Sheila 01/02/2012Resenha: "Noite Sem Fim - O Além Mar" (Roberto Pellanda) Segundo as sinopses do livro, "A Vila é um lugar onde é sempre noite". Somente isso já bastou para aguçar minha curiosidade em desvendar o por quê desta noite sem fim (com o perdão do trocadilho) na qual desenrola-se a trama do livro.
Já de início somos apresentados ao personagem principal, Martin, um adolescente de 14 anos que tem dificuldade em entender as normas que regem a pequena sociedade onde cresceu. Neste lugar, onde as únicas luzes são as proporcionadas pelos lampiões e "sol" não é um conceito estabelecido, imperam normas rígidas, ditadas pelos Anciãos, que desde tempos remotos repassam a poucos escolhidos - e futuros Anciãos - o que encontra-se escrito nos livros da Criação, vedado a todos os outros.
Uma dessas Leis inclui viagens semestrais de homens para o "Além-Mar" - de onde na maioria das vezes estes nunca voltam - para as quais não existe explicação e não se permite questionamentos. É algo que simplesmente é. Além disso, a Vila é limitada por uma cerca que nunca deve ser transposta, às custas de o transgressor ser punido de forma extremamente severa caso se aventure a tal.
Martin, com a partida recente do pai em um destas viagens sem volta, passa a morar com seu tio e primo, com quem possui uma convivência conflituosa, e acreditar que há na partida de seu pai - voluntária, e não imposta como à maioria - muito mais do que se imagina. Começa a questionar-se fortemente a respeito de algumas destas leis tão absolutas e certezas que regem esta pequena cidade com aspecto medieval.
"Na verdade, ninguém na Vila (com exceção daqueles que iam para Além-Mar) conhecia qualquer outro lugar. os Anciãos, aqueles que supostamente sabiam de tudo, afirmavam com veemência que a Vila era única no universo. Eles diziam que era por isso que os navios que se afastavam muito jamais retornavam: eram engolidos pelo vazio".
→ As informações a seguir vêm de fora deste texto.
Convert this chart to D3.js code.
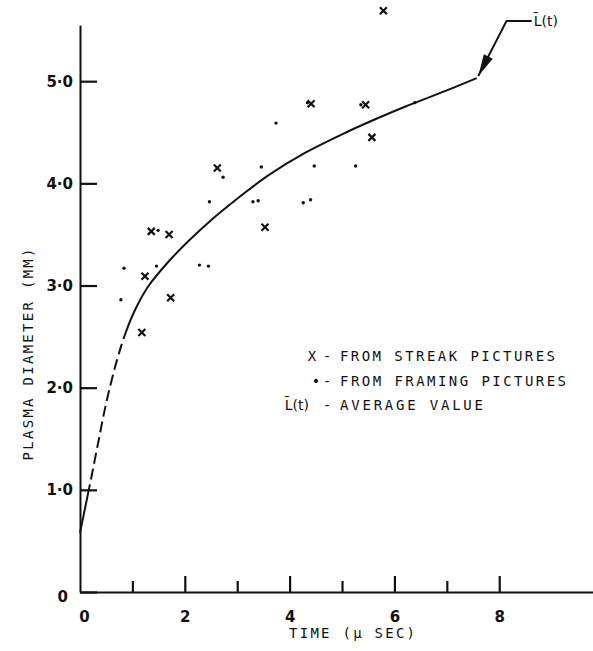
<!DOCTYPE html>
<html>
<head>
<meta charset="utf-8">
<script src="https://cdn.jsdelivr.net/npm/d3@7"></script>
<style>
  body { margin: 0; background: #fff; }
  svg { display: block; }
</style>
</head>
<body>
<svg id="chart" width="593" height="651"></svg>
<script>
// Axis ticks and labels
const xTicks = [0, 1, 2, 3, 4, 5, 6, 7, 8];
const xTickLabels = ["0", "", "2", "", "4", "", "6", "", "8"];
const yTicks = [0, 1, 2, 3, 4, 5];
const yTickLabels = ["0", "1·0", "2·0", "3·0", "4·0", "5·0"];

// Streak-picture measurements (time in µs, diameter in mm)
const streakT = [1.24, 1.18, 1.36, 1.70, 1.73, 2.62, 3.53, 4.41, 5.45, 5.57, 5.79];
const streakV = [3.09, 2.54, 3.53, 3.50, 2.88, 4.15, 3.57, 4.78, 4.77, 4.45, 5.69];

// Framing-picture measurements
const framingT = [0.78, 0.84, 1.46, 1.49, 2.28, 2.45, 2.47, 2.73, 3.30, 3.40, 3.46, 3.74, 4.26, 4.40, 4.47, 4.34, 5.26, 5.36, 6.39];
const framingV = [2.86, 3.17, 3.19, 3.54, 3.20, 3.19, 3.82, 4.06, 3.82, 3.83, 4.16, 4.59, 3.81, 3.84, 4.17, 4.79, 4.17, 4.77, 4.79];

// Average value L(t)
const curveT = [0, 0.10, 0.20, 0.35, 0.50, 0.70, 0.88, 1.05, 1.30, 1.70, 2.10, 2.50, 3.00, 3.60, 4.30, 5.00, 5.60, 6.20, 7.00, 7.57];
const curveV = [0.58, 0.83, 1.08, 1.47, 1.85, 2.26, 2.55, 2.76, 2.99, 3.24, 3.45, 3.64, 3.85, 4.08, 4.30, 4.48, 4.62, 4.75, 4.91, 5.03];
const dashedFrom = 0.19, dashedTo = 0.88;   // extrapolated part of the curve

// Curve label and its leader
const leaderT = [7.60, 8.14, 8.62];
const leaderV = [5.05, 5.59, 5.59];
const curveLabel = "L\u0304(t)";

const legendRows = [
  { sym: "X", text: "FROM STREAK PICTURES" },
  { sym: "\u2022", text: "FROM FRAMING PICTURES" },
  { sym: "L\u0304(t)", text: "AVERAGE VALUE" }
];

const svg = d3.select("#chart");
const x = d3.scaleLinear().domain([0, 9.78]).range([80, 592.5]);
const y = d3.scaleLinear().domain([0, 5.55]).range([592, 25]);

const ink = "#111";
const labelFont = "'DejaVu Sans', sans-serif";
const letterFont = "'DejaVu Sans Mono', monospace";

// Y axis: inward ticks, bold labels
const yAxis = d3.axisLeft(y).tickValues(yTicks).tickSize(-17).tickSizeOuter(0)
  .tickPadding(7).tickFormat((d, i) => yTickLabels[i]);
const gy = svg.append("g").attr("transform", `translate(${x(0)},0)`).call(yAxis);
gy.select(".domain").attr("stroke", ink).attr("stroke-width", 2);
gy.selectAll(".tick line").attr("stroke", ink).attr("stroke-width", 2.2);
gy.selectAll(".tick text").attr("fill", ink).attr("font-family", labelFont)
  .attr("font-weight", "bold").attr("font-size", 15);
gy.selectAll(".tick").filter(d => d === 0).select("text").attr("dx", -5).attr("dy", "0.6em");

// X axis: upward ticks, longer on even values
const xAxis = d3.axisBottom(x).tickValues(xTicks).tickSize(-16).tickSizeOuter(0)
  .tickPadding(19).tickFormat((d, i) => xTickLabels[i]);
const gx = svg.append("g").attr("transform", `translate(0,${y(0)})`).call(xAxis);
gx.select(".domain").attr("stroke", ink).attr("stroke-width", 2);
gx.selectAll(".tick line").attr("stroke", ink).attr("stroke-width", 2.2)
  .attr("y2", d => d === 0 ? 0 : (d % 2 ? -11 : -16));
gx.selectAll(".tick text").attr("fill", ink).attr("font-family", labelFont)
  .attr("font-weight", "bold").attr("font-size", 15);
gx.selectAll(".tick").filter(d => d === 0).select("text").attr("dx", 4);

// Axis titles
svg.append("text")
  .attr("transform", `translate(33,${(y(1.3) + y(3.35)) / 2}) rotate(-90)`)
  .attr("text-anchor", "middle").attr("font-family", letterFont).attr("font-size", 14)
  .attr("fill", ink).attr("textLength", 212).attr("lengthAdjust", "spacing")
  .text("PLASMA DIAMETER (MM)");
svg.append("text")
  .attr("x", 289).attr("y", 638)
  .attr("font-family", letterFont).attr("font-size", 14).attr("fill", ink)
  .attr("textLength", 126).attr("lengthAdjust", "spacing")
  .text("TIME (\u03BC SEC)");

// Average-value curve: one smooth path, dashed over the extrapolated stretch
const line = d3.line().x(d => x(d[0])).y(d => y(d[1])).curve(d3.curveCatmullRom.alpha(0.5));
const curvePts = curveT.map((t, i) => [t, curveV[i]]);
const curvePath = svg.append("path").attr("d", line(curvePts))
  .attr("fill", "none").attr("stroke", ink).attr("stroke-width", 2);
{
  const node = curvePath.node();
  const total = node.getTotalLength();
  const lengthAt = t => {
    let lo = 0, hi = total;
    for (let k = 0; k < 40; k++) {
      const mid = (lo + hi) / 2;
      if (node.getPointAtLength(mid).x < x(t)) lo = mid; else hi = mid;
    }
    return lo;
  };
  const l1 = lengthAt(dashedFrom), l2 = lengthAt(dashedTo);
  const dash = 11, gap = 5;
  const pattern = [l1, gap];
  let pos = l1 + gap;
  while (pos + dash + gap < l2) { pattern.push(dash, gap); pos += dash + gap; }
  pattern.push(total, 0);
  curvePath.attr("stroke-dasharray", pattern.join(","));
}

// Framing points
svg.append("g").selectAll("circle").data(framingT).join("circle")
  .attr("cx", d => x(d)).attr("cy", (d, i) => y(framingV[i]))
  .attr("r", 1.7).attr("fill", ink);

// Streak points
svg.append("g").selectAll("path").data(streakT).join("path")
  .attr("transform", (d, i) => `translate(${x(d)},${y(streakV[i])})`)
  .attr("d", "M-3.5,-3.5L3.5,3.5M3.5,-3.5L-3.5,3.5")
  .attr("stroke", ink).attr("stroke-width", 2.2).attr("fill", "none");

// Leader with arrowhead pointing at the curve end
const lp = leaderT.map((t, i) => [x(t), y(leaderV[i])]);
svg.append("path").attr("d", d3.line()(lp.slice().reverse()))
  .attr("fill", "none").attr("stroke", ink).attr("stroke-width", 2);
{
  const [tx, ty] = lp[0], [bx, by] = lp[1];
  const len = Math.hypot(bx - tx, by - ty), ux = (bx - tx) / len, uy = (by - ty) / len;
  const L = 22, W = 5;
  svg.append("path")
    .attr("d", `M${tx},${ty}L${tx + ux * L - uy * W},${ty + uy * L + ux * W}L${tx + ux * L + uy * W},${ty + uy * L - ux * W}Z`)
    .attr("fill", ink);
}
svg.append("text").attr("x", lp[2][0] + 2).attr("y", lp[2][1] + 5)
  .attr("font-family", labelFont).attr("font-size", 14).attr("fill", ink).text(curveLabel);

// Legend
const lg = svg.append("g").attr("font-family", letterFont).attr("font-size", 14).attr("fill", ink);
const rowY = [361, 386, 410];
const textLen = [215, 226, 143];
legendRows.forEach((r, i) => {
  lg.append("text").attr("x", i === 2 ? 309 : (i === 0 ? 312 : 316)).attr("y", rowY[i])
    .attr("text-anchor", i === 2 ? "end" : "middle")
    .attr("font-family", i === 2 ? labelFont : letterFont).text(r.sym);
  lg.append("text").attr("x", 327).attr("y", rowY[i]).attr("text-anchor", "middle").text("-");
  lg.append("text").attr("x", 340).attr("y", rowY[i])
    .attr("textLength", textLen[i]).attr("lengthAdjust", "spacing").text(r.text);
});
</script>
</body>
</html>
Mas ha outras coisas piores que o vazio para aqueles que partem: há os seres que não devem ser nomeados, que mantém a cidade em uma clima de alerta constante, além de uma misteriosa névoa que aparece na Vila de tempos em tempos e parece tragar consigo uma boa parte de seus cidadãos, de forma aparentemente aleatória - tendo a mãe de Martin desaparecido numa das vezes em que esta surgiu.
Junto com seus amigos Omar, que trabalha com o pai em uma padaria, e Maya, cuja família trabalha com livros, Martin embarca em uma busca pela verdadeira história de seu pai, intimamente relacionada à busca pelas origens dos costumes e Leis dos Anciãos, o que parece estar encerrado em livros proibidos há muito tempo pelo regime vigente.
"Os livros à venda eram todos aprovados pelos Anciãos, que antes os examinavam e diziam se eram seguros ou não para a população. Martin nunca compreendera aquela censura e sempre se perguntara de que forma um livro poderia ser 'não seguro' para alguém".
Bom, eu acabei batendo um recorde particular com esse livro - li todas as 300 páginas em menos de 1 dia - e quase gritei de frustração quando terminei. Afinal, ele é apenas o primeiro volume, e por mais que muitos dos mistérios que envolvem a Vila sejam decifrados, ficam ainda muitas perguntas e questões por esclarecer (e que eu não vou contar quais são, vocês terão que ler!).
Lendo o livro, não tive como não me remeter a Harry Potter, J. K. Rowling - os três amigos, órfão, nomes impronunciáveis e outras coisas que deixarei para vocês descobrirem. Além disso, para quem viu o filme A Vila (The Village) escrito e dirigido por M. Night Shyamalan, há muita semelhança na demarcação imaginária dos limites desta cidade, o protecionismo paterno representado pelos Anciãos, e a coerção da vontade pela junção da inocência/ignorância que produzem medo.
Em resumo: eu achei um livro maravilhoso, bem escrito, envolvente e cativante pela forma como pode ser usado, ao olhar mais atento, como uma metáfora para o verdadeiro sentido da palavra Política e Poder. Recomendadíssimo.